İMF ve Dünya Bankasından borç almalar başlar. İMF komiserleri, kral
edalarıyla Ankara'yı teftiş ederler. "Yurtta sulh cihanda sulh"
avunmaları çokça işitilir. İsrail gözde stratejik müttefik
olur.
Soru:
-Bu ihtimallerden hangisi kuvvetli?
Şu gün için belli değil...
Temenni, gayret, istek ve duamız birincinin olmasıdır. Ne var ki
kat'i kanaatimiz o ki hiçbir koalisyon hükümeti, birinci ihtimali
gerçekleştiremez. 1683 İkinci Viyana kaybından bu yana yakalanmış
bu büyük yürüyüş en iyimser ifadeyle topallar.
Kurulabilecek iyi bir koalisyon ahenk ve karşılıklı itimat ve
inançla çalıştığı takdirde ancak ve ancak ikinci ihtimal hayat
bulur, şöyle böyle de olsa mevcut muhafaza edilebilir.
Sonuncu ihtimale gelince; o musibeti düşünmek bile istemeyiz.
"Düşman başına!" bile demeyiz.
Bu sebeple...
Olmazsa olmaz şartımız muktedir bir iktidarın iş başına gelmesidir.
Bu da tek parti hükümetleriyle mümkün olmakta. Biz 1960'tan bu yana
yaşanan bütün koalisyon, azınlık ve tek parti iktidarlarını gördük.
Bu zaman zarfında Türkiye'deki ve dünyadaki, bütün darbelere, bütün
krizlere, 27 Mayıs'a, taş plağa, Keneddy'nin katline, 1968
Sosyalist hareketlerine, aya insan inmesine, sokaklarımızda günde
20-25 kişinin ölmesine, Kaddafi'nin darbe yapmasına, Kıbrıs
Harbine, İran inkılabına, ASALA'nın elçilerimizi şehit etmesine,
Enver Sedat'ın öldürülmesine, renkli televizyona, Afganistan
savaşına, otomatik çamaşır makinesine, SSCB'nin yıkılmasına, Bosna
soykırımına, PKK terörüne, internete, cep telefonuna, Körfez
harekâtlarına ve daha nelere, ne skandallara, depremlere ve
nihayetinde akıllı telefona, BOP'a, Arap Baharına ve Irak, Suriye,
Yemen ve Doğu Türkistan felaketlerine şahit olduk.

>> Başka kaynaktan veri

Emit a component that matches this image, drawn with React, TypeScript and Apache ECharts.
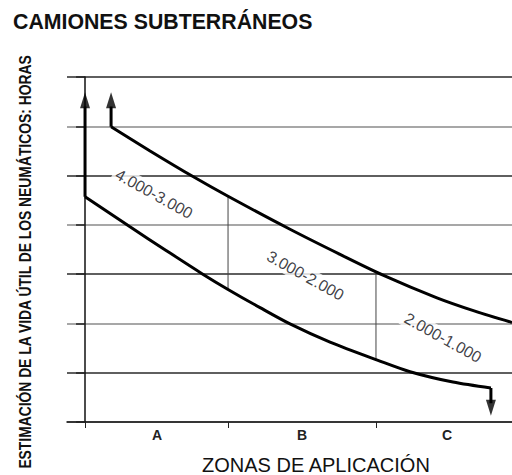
import React, { useEffect, useRef } from 'react';
import * as echarts from 'echarts';

const titleText = 'CAMIONES SUBTERRÁNEOS';
const yTitle = 'ESTIMACIÓN DE LA VIDA ÚTIL DE LOS NEUMÁTICOS: HORAS';
const xTitle = 'ZONAS DE APLICACIÓN';

const zones = ['A', 'B', 'C'];
const zoneTicks = [0, 0.983, 2.0];
const zoneLabelPos = [0.495, 1.491, 2.488];

const upperX = [0.179, 0.447, 0.742, 0.983, 1.409, 1.753, 2.048, 2.419, 2.68, 2.935];
const upperY = [5.99, 5.5, 4.98, 4.58, 3.91, 3.4, 2.98, 2.52, 2.25, 2.02];
const lowerX = [0, 0.309, 0.557, 0.804, 0.983, 1.203, 1.409, 1.684, 2.014, 2.234, 2.529, 2.79];
const lowerY = [4.57, 3.96, 3.48, 3.01, 2.69, 2.32, 1.99, 1.62, 1.25, 1.02, 0.81, 0.69];

// vertical arrow shafts: x, start y (curve corner), end y (arrow base)
const shaftX = [0.179, 0, 2.79];
const shaftFrom = [5.99, 4.57, 0.69];
const shaftTo = [6.4, 6.4, 0.38];
// arrow heads: centre position and direction
const headX = [0.179, 0, 2.79];
const headY = [6.53, 6.53, 0.29];
const headRot = [0, 0, 180];

// zone dividers between the curves
const dividerX = [0.983, 2.0];
const dividerTop = [4.58, 3.06];
const dividerBottom = [2.69, 1.26];

const bandLabels = ['4.000-3.000', '3.000-2.000', '2.000-1.000'];
const bandLabelX = [0.475, 1.515, 2.46];
const bandLabelY = [4.63, 2.97, 1.71];

export default function App() {
  const ref = useRef<HTMLDivElement>(null);
  useEffect(() => {
    if (!ref.current) return;
    const chart = echarts.init(ref.current, null, { renderer: 'svg' });
    const lineBlack = { color: '#000', width: 3 };
    const series: any[] = [
      {
        type: 'line',
        data: upperX.map((x, i) => [x, upperY[i]]),
        smooth: 0.3,
        symbol: 'none',
        lineStyle: lineBlack,
        z: 5,
      },
      {
        type: 'line',
        data: lowerX.map((x, i) => [x, lowerY[i]]),
        smooth: 0.3,
        symbol: 'none',
        lineStyle: lineBlack,
        z: 5,
      },
    ];
    shaftX.forEach((x, i) => {
      series.push({
        type: 'line',
        data: [[x, shaftFrom[i]], [x, shaftTo[i]]],
        symbol: 'none',
        lineStyle: lineBlack,
        z: 5,
      });
    });
    dividerX.forEach((x, i) => {
      series.push({
        type: 'line',
        data: [[x, dividerTop[i]], [x, dividerBottom[i]]],
        symbol: 'none',
        lineStyle: { color: '#444', width: 1 },
        z: 3,
      });
    });
    series.push({
      type: 'scatter',
      data: headX.map((x, i) => ({ value: [x, headY[i]], symbolRotate: headRot[i] })),
      symbol: 'triangle',
      symbolSize: [10, 16],
      itemStyle: { color: '#000' },
      z: 6,
    });
    series.push({
      type: 'scatter',
      data: bandLabelX.map((x, i) => ({ value: [x, bandLabelY[i]], name: bandLabels[i] })),
      symbol: 'circle',
      symbolSize: 1,
      itemStyle: { color: 'rgba(0,0,0,0)' },
      label: {
        show: true,
        position: 'inside',
        formatter: (p: any) => p.name,
        rotate: -29,
        fontFamily: 'Liberation Sans',
        fontSize: 16,
        color: '#0d0d14',
        backgroundColor: '#fff',
        padding: [1, 3],
      },
      labelLayout: { hideOverlap: false },
      z: 7,
    });

    chart.setOption({
      animation: false,
      backgroundColor: '#fff',
      title: [
        {
          text: titleText,
          left: 13,
          top: 11,
          padding: 0,
          textStyle: { fontFamily: 'Liberation Sans', fontWeight: 'bold', fontSize: 21.3, color: '#111' },
        },
        {
          text: xTitle,
          left: 202,
          top: 455,
          padding: 0,
          textStyle: { fontFamily: 'Liberation Sans', fontWeight: 'normal', fontSize: 20, color: '#111' },
        },
      ],
      graphic: [
        {
          type: 'text',
          x: 25,
          y: 262,
          rotation: Math.PI / 2,
          scaleX: 0.84,
          style: {
            text: yTitle,
            fontFamily: 'Liberation Sans',
            fontWeight: 'bold',
            fontSize: 16.5,
            fill: '#111',
            align: 'center',
            verticalAlign: 'middle',
          },
        },
      ],
      grid: { left: 67, right: 0, top: 77, bottom: 53, outerBoundsMode: 'none', containLabel: false },
      xAxis: {
        type: 'value',
        min: -0.124,
        max: 2.935,
        axisLine: { show: true, onZero: false, lineStyle: { color: '#111', width: 1.5 } },
        axisTick: {
          show: true,
          customValues: zoneTicks,
          length: 6,
          lineStyle: { color: '#222', width: 1 },
        },
        axisLabel: {
          show: true,
          customValues: zoneLabelPos,
          margin: 6,
          formatter: (v: number) => {
            let best = 0;
            zoneLabelPos.forEach((p, i) => {
              if (Math.abs(p - v) < Math.abs(zoneLabelPos[best] - v)) best = i;
            });
            return zones[best];
          },
          fontFamily: 'Liberation Sans',
          fontWeight: 'bold',
          fontSize: 14,
          color: '#222',
        },
        splitLine: { show: false },
      },
      yAxis: {
        type: 'value',
        min: 0,
        max: 7,
        interval: 1,
        axisLine: { show: true, lineStyle: { color: '#111', width: 1.5 } },
        axisTick: { show: true, length: 9, lineStyle: { color: '#222', width: 1.5 } },
        axisLabel: { show: false },
        splitLine: { show: true, lineStyle: { color: ['#8a8a8a', '#2a2a2a'], width: 1.5 } },
      },
      series,
    });
    return () => chart.dispose();
  }, []);
  return (
    <div
      ref={ref}
      style={{ position: 'fixed', left: 0, top: 0, width: 512, height: 475 }}
    />
  );
}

Yazı hayatımızın 40. yılındayız.
Bu kadar tecrübe bize şunu öğretti ki koalisyon partileriyle
muktedir iktidar kurulması mümkün değildir. Hâlbuki bizim de orta
doğunun da İslam coğrafyasının da Türkiye'de muktedir, güçlü, karar
alabilen ve aldığı kararı gün sektirmeden icra eden hükümete
ihtiyacı vardır. Buna dünya huzurunun da ihtiyacı var. İktidarın,
iki veya daha fazla partiye bölüşüldüğü şartlarda böyle bir hükümet
kurulamamaktadır. Orta ve Kuzey Avrupa'nın nevi şahsına münhasır
hükümet etmelerini Türkiye ile karıştırmamalı.